→ Given exercise
Pictures must not be retyped. Return exactly the lines from the one with "Output the Python" through the one with "from matplotlib.ticker import MultipleLocator", both included, and no others.

>> START Records

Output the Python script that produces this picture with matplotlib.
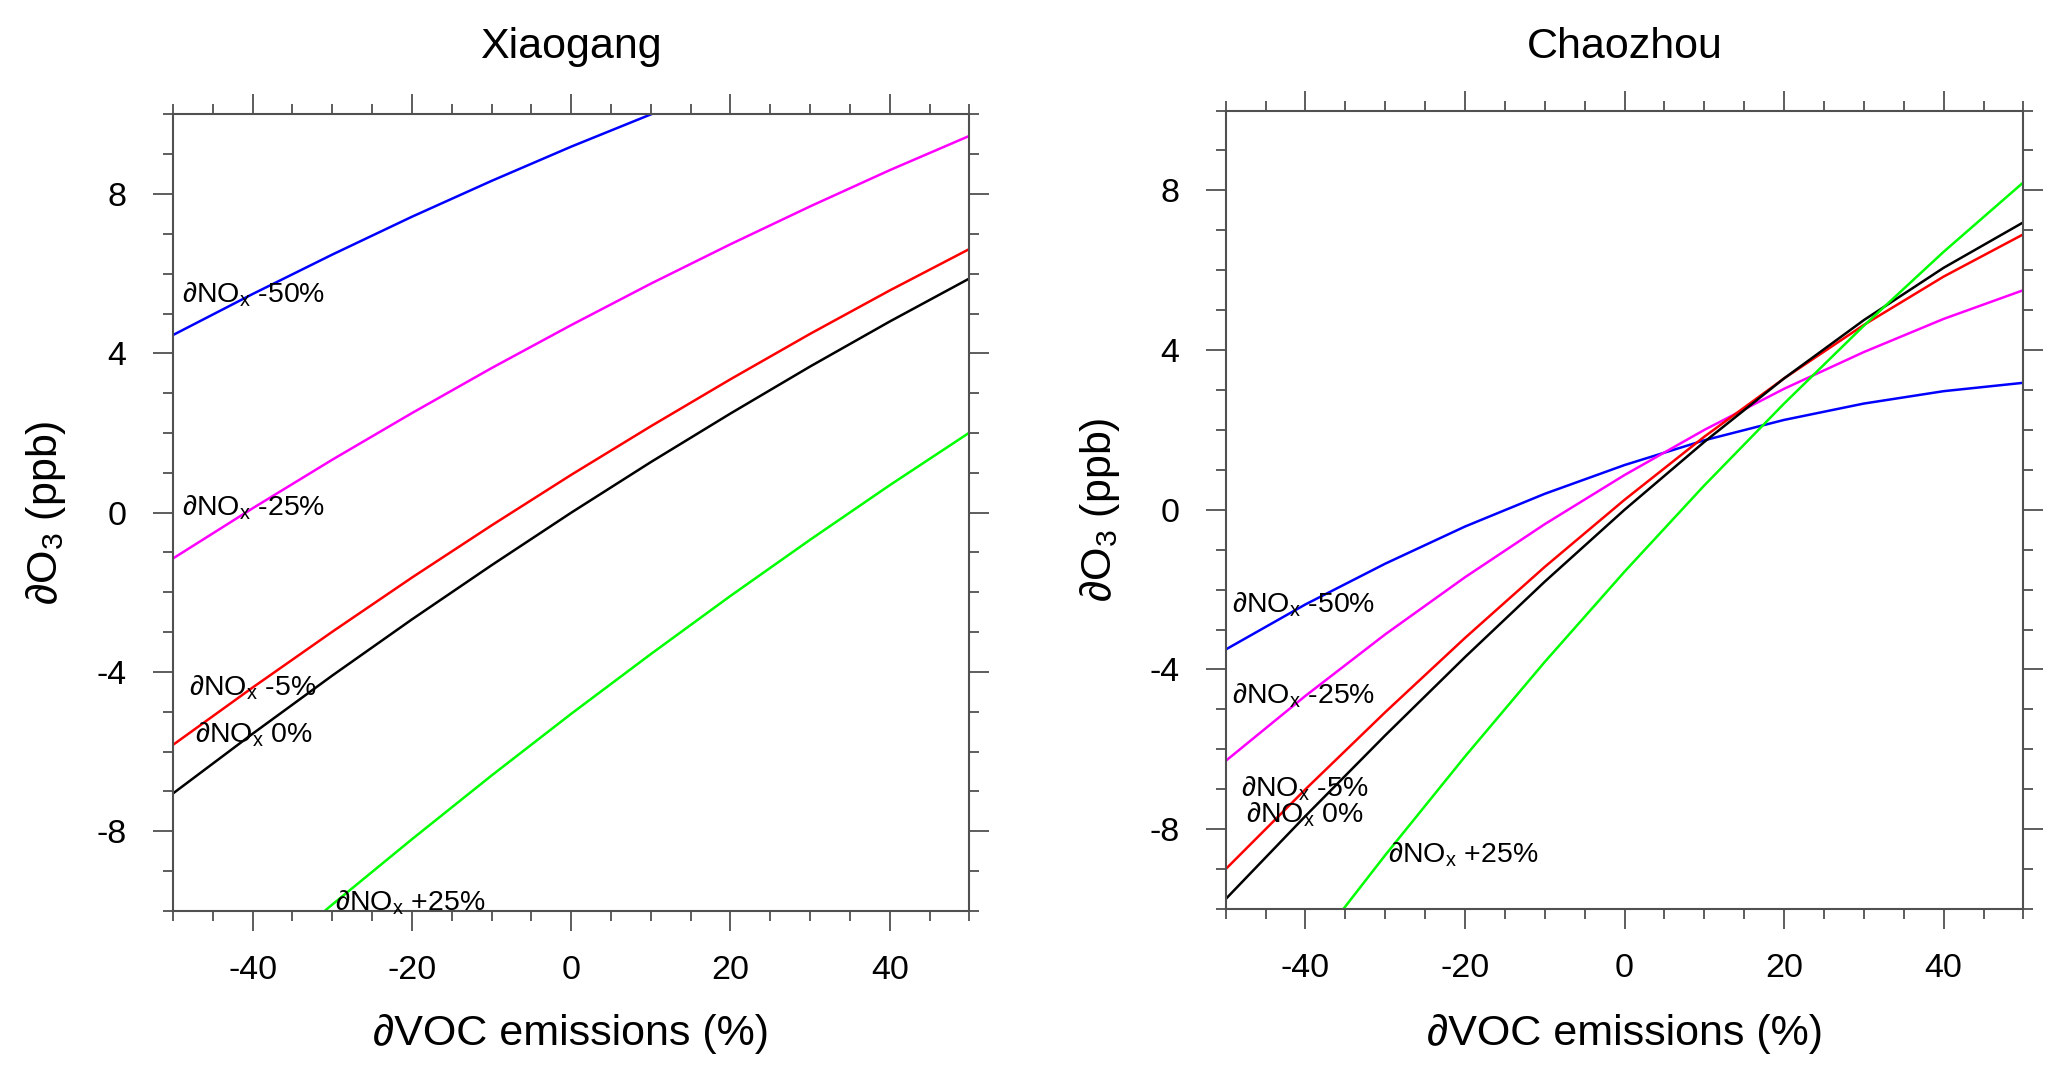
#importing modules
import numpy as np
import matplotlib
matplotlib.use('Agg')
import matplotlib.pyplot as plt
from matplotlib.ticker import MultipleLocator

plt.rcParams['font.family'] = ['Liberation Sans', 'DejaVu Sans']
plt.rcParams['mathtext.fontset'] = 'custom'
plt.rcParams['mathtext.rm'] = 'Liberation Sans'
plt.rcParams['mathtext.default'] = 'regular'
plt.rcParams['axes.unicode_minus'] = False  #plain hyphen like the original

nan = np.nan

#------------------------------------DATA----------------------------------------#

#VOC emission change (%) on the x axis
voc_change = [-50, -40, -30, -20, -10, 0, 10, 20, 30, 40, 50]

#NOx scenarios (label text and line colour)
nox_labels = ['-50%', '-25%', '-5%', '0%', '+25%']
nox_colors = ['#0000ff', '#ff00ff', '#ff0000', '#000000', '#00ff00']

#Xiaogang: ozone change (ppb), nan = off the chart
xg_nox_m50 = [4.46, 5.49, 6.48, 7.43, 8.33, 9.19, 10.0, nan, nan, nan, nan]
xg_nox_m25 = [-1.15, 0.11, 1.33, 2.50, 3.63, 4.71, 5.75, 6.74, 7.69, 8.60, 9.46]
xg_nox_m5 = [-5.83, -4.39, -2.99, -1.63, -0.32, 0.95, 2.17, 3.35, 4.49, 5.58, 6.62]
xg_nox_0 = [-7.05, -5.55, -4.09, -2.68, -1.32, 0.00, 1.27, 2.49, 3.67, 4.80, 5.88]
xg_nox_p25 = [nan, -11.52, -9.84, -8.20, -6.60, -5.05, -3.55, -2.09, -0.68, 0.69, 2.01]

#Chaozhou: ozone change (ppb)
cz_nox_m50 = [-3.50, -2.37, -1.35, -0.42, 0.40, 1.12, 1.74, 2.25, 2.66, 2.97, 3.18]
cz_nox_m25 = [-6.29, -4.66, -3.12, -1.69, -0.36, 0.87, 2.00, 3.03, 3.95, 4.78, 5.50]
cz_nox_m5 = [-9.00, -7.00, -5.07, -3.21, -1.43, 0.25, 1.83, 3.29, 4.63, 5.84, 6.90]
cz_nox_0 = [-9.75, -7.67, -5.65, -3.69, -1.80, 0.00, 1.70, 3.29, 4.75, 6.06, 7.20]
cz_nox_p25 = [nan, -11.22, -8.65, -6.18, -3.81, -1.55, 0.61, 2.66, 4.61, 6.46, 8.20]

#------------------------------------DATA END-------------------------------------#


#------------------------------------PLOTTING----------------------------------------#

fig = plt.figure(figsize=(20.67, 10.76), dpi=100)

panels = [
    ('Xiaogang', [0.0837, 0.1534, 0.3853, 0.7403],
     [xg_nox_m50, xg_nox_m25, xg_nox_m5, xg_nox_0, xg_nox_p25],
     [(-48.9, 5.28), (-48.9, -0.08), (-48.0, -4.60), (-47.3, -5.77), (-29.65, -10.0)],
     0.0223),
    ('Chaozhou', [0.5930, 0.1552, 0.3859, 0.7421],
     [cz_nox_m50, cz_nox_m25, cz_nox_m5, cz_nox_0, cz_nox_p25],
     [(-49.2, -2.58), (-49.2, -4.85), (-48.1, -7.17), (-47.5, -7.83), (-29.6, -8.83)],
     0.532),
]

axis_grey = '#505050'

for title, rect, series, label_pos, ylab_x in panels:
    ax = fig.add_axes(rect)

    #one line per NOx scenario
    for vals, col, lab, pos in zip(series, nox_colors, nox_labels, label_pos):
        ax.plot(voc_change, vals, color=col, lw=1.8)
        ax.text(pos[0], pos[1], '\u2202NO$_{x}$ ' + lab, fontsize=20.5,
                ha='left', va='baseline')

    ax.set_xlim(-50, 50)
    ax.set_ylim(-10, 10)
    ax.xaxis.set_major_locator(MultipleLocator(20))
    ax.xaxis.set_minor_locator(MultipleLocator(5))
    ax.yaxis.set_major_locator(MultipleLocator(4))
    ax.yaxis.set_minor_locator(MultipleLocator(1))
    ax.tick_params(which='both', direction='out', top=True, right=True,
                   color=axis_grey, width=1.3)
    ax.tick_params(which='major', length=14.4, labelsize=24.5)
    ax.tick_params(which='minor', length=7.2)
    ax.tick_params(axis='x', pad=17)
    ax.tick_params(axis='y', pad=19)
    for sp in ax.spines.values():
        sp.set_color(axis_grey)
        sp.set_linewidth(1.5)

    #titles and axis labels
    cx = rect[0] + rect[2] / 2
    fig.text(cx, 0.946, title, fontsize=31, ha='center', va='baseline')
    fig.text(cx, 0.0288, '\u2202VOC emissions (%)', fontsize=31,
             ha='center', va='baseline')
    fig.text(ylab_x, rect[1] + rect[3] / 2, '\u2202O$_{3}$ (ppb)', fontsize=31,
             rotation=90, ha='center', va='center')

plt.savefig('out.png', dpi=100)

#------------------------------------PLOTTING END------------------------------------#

>> END Records
>> START Records

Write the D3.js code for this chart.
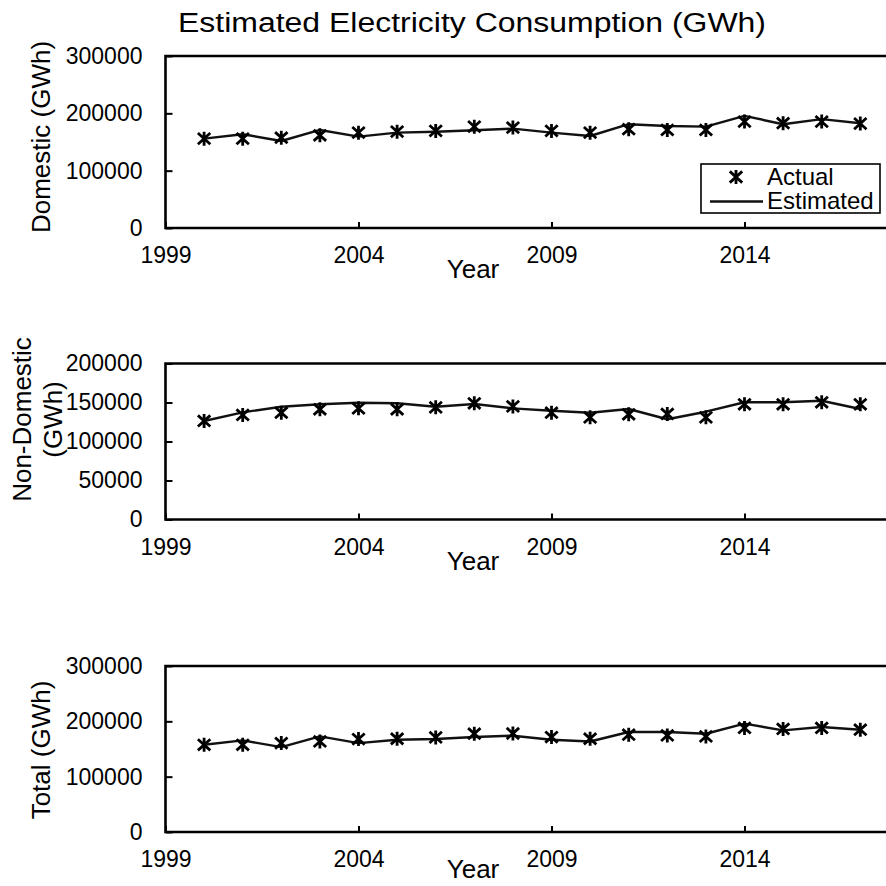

>> END Records

→ Result of the exercise
Output the Python script that produces this picture with matplotlib.
#importing modules
import numpy as np
import matplotlib
matplotlib.use('Agg')
import matplotlib.pyplot as plt
from matplotlib.ticker import MultipleLocator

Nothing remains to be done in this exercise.